I'd argue it. The majority of great cultural works in European and Asian history are religious. 

Quote:  Both Shakespeare and Scorsese are secular and better than the majority of medieval Christian texts.   

Ah, but you've put your thumb on the scale there. Shakespeare is greater than the majority of medieval Christian texts. Because the majority of any genre will be average. He's also greater than the majority of Elizabethan secular texts. But is he greater than Dante? Is he greater than Augustine's Confessions? Bach? Michelangelo? When we're talking about the real greats, it's difficult to make a confident ranking, but his peers will be nearly all religious. 
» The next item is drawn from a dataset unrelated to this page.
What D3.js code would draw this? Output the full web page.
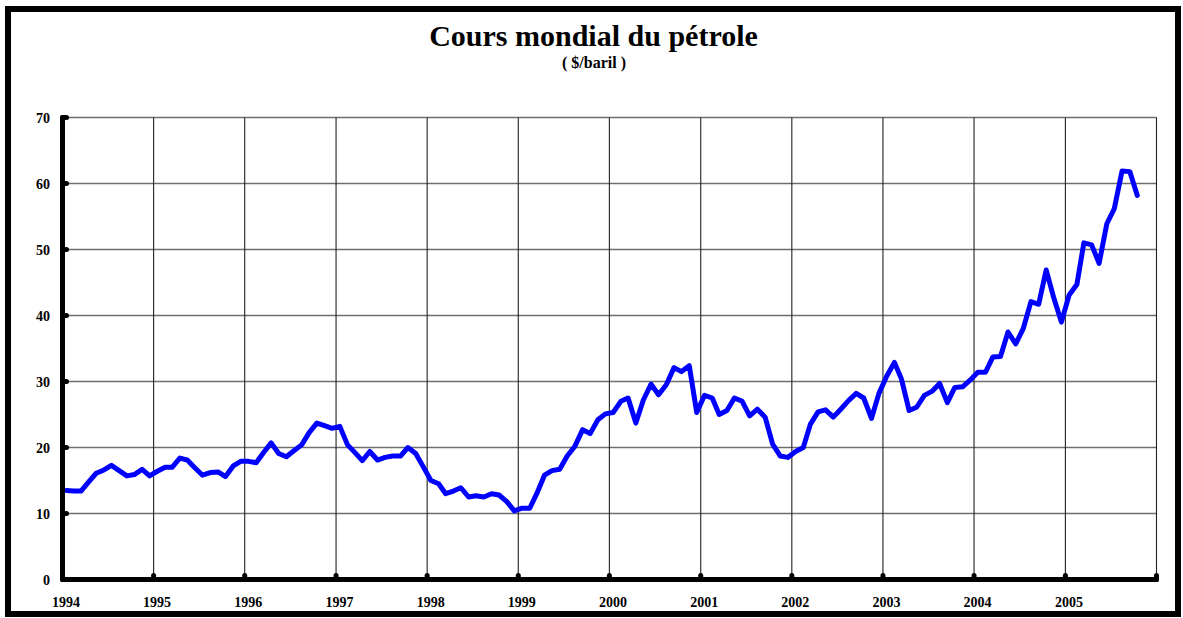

Quote:Would you not count Proust as secular?  A Catholic milieu, sure, but the text itself isn't Catholic.  I would think everything not explicitly religious is secular.

As I said, he could only have come from a Catholic culture. His book is not, itself, on the topic of religion. But to read it in a careful and sympathetic manner requires a sympathy for that culture. When he said that he wanted his novel to be a cathedral, this is not only about size and complexity. This is true for all the modern French greats -- Baudelaire, though dark and even Satanic, is rooted in Catholicism. The Decadents intentionally invert religion. Gide, Bataille, and many others, are either Catholic or working as its opposition. From that era, the only explicitly and intentionally secular movement in the arts I can think of offhand would be the Impressionists. But remember that Van Gogh only turned to painting because he failed as a preacher, and his passion for the world (it appears from his letters) is rooted in his sense of the sacred. So even the purely visual arts can't escape a base in religious history.